● **Given data**
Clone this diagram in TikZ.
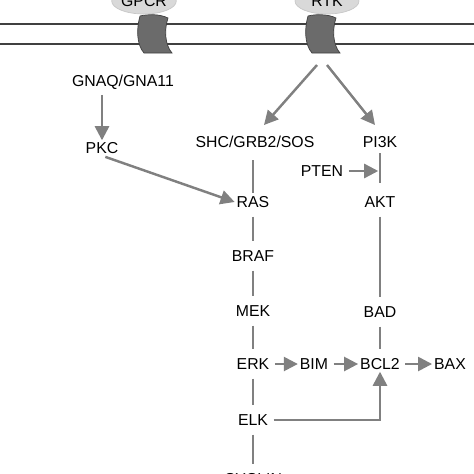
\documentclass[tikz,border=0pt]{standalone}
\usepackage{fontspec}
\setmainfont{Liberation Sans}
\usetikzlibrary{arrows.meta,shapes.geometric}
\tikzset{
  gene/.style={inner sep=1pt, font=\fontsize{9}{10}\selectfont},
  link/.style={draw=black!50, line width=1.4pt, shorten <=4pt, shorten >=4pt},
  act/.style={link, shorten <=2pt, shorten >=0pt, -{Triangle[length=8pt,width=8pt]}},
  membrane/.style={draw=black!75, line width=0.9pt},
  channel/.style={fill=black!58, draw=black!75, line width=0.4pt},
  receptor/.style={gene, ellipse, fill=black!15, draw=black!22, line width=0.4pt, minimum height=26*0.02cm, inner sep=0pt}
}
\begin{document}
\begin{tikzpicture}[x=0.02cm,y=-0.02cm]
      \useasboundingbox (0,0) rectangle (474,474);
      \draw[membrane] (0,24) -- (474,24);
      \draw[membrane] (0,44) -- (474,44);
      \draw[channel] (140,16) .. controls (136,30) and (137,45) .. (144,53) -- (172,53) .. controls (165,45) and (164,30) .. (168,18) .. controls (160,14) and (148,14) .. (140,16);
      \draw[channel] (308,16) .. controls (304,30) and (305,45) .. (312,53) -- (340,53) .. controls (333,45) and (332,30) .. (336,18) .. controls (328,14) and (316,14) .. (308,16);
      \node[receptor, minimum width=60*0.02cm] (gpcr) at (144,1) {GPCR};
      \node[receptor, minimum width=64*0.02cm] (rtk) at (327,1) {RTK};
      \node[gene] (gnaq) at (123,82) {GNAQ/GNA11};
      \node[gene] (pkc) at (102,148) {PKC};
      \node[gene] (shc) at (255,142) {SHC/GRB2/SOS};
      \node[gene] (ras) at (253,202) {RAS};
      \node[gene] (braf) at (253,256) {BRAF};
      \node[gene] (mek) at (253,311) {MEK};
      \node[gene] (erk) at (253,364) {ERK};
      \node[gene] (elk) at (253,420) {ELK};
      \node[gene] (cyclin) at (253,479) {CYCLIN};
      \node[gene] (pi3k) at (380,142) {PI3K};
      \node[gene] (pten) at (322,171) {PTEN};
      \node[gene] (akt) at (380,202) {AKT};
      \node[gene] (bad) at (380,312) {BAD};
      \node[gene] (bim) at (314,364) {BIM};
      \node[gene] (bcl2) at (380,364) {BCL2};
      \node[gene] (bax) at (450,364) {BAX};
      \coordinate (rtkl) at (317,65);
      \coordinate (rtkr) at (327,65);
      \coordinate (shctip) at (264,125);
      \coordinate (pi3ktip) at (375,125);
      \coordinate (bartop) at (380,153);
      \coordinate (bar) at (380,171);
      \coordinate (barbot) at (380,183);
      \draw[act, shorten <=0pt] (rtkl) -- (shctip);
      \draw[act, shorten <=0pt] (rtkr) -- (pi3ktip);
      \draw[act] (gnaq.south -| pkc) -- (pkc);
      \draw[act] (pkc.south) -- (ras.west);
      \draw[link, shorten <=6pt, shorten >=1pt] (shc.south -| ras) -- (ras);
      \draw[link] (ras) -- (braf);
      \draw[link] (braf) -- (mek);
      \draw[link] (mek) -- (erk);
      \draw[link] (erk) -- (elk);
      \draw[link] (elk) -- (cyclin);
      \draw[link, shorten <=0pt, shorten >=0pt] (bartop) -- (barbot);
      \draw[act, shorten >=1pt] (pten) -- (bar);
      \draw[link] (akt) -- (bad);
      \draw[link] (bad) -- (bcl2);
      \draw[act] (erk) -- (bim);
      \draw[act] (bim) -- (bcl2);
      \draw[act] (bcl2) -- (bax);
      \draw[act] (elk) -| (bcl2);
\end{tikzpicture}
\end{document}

● **Given instruction**
Quote the listing above in full, except for the pictures.

● **The answer**
Clone this diagram in TikZ.
\documentclass[tikz,border=0pt]{standalone}
\usepackage{fontspec}
\setmainfont{Liberation Sans}
\usetikzlibrary{arrows.meta,shapes.geometric}
\tikzset{
  gene/.style={inner sep=1pt, font=\fontsize{9}{10}\selectfont},
  link/.style={draw=black!50, line width=1.4pt, shorten <=4pt, shorten >=4pt},
  act/.style={link, shorten <=2pt, shorten >=0pt, -{Triangle[length=8pt,width=8pt]}},
  membrane/.style={draw=black!75, line width=0.9pt},
  channel/.style={fill=black!58, draw=black!75, line width=0.4pt},
  receptor/.style={gene, ellipse, fill=black!15, draw=black!22, line width=0.4pt, minimum height=26*0.02cm, inner sep=0pt}
}
\begin{document}
\begin{tikzpicture}[x=0.02cm,y=-0.02cm]
      \useasboundingbox (0,0) rectangle (474,474);
      \draw[membrane] (0,24) -- (474,24);
      \draw[membrane] (0,44) -- (474,44);
      \draw[channel] (140,16) .. controls (136,30) and (137,45) .. (144,53) -- (172,53) .. controls (165,45) and (164,30) .. (168,18) .. controls (160,14) and (148,14) .. (140,16);
      \draw[channel] (308,16) .. controls (304,30) and (305,45) .. (312,53) -- (340,53) .. controls (333,45) and (332,30) .. (336,18) .. controls (328,14) and (316,14) .. (308,16);
      \node[receptor, minimum width=60*0.02cm] (gpcr) at (144,1) {GPCR};
      \node[receptor, minimum width=64*0.02cm] (rtk) at (327,1) {RTK};
      \node[gene] (gnaq) at (123,82) {GNAQ/GNA11};
      \node[gene] (pkc) at (102,148) {PKC};
      \node[gene] (shc) at (255,142) {SHC/GRB2/SOS};
      \node[gene] (ras) at (253,202) {RAS};
      \node[gene] (braf) at (253,256) {BRAF};
      \node[gene] (mek) at (253,311) {MEK};
      \node[gene] (erk) at (253,364) {ERK};
      \node[gene] (elk) at (253,420) {ELK};
      \node[gene] (cyclin) at (253,479) {CYCLIN};
      \node[gene] (pi3k) at (380,142) {PI3K};
      \node[gene] (pten) at (322,171) {PTEN};
      \node[gene] (akt) at (380,202) {AKT};
      \node[gene] (bad) at (380,312) {BAD};
      \node[gene] (bim) at (314,364) {BIM};
      \node[gene] (bcl2) at (380,364) {BCL2};
      \node[gene] (bax) at (450,364) {BAX};
      \coordinate (rtkl) at (317,65);
      \coordinate (rtkr) at (327,65);
      \coordinate (shctip) at (264,125);
      \coordinate (pi3ktip) at (375,125);
      \coordinate (bartop) at (380,153);
      \coordinate (bar) at (380,171);
      \coordinate (barbot) at (380,183);
      \draw[act, shorten <=0pt] (rtkl) -- (shctip);
      \draw[act, shorten <=0pt] (rtkr) -- (pi3ktip);
      \draw[act] (gnaq.south -| pkc) -- (pkc);
      \draw[act] (pkc.south) -- (ras.west);
      \draw[link, shorten <=6pt, shorten >=1pt] (shc.south -| ras) -- (ras);
      \draw[link] (ras) -- (braf);
      \draw[link] (braf) -- (mek);
      \draw[link] (mek) -- (erk);
      \draw[link] (erk) -- (elk);
      \draw[link] (elk) -- (cyclin);
      \draw[link, shorten <=0pt, shorten >=0pt] (bartop) -- (barbot);
      \draw[act, shorten >=1pt] (pten) -- (bar);
      \draw[link] (akt) -- (bad);
      \draw[link] (bad) -- (bcl2);
      \draw[act] (erk) -- (bim);
      \draw[act] (bim) -- (bcl2);
      \draw[act] (bcl2) -- (bax);
      \draw[act] (elk) -| (bcl2);
\end{tikzpicture}
\end{document}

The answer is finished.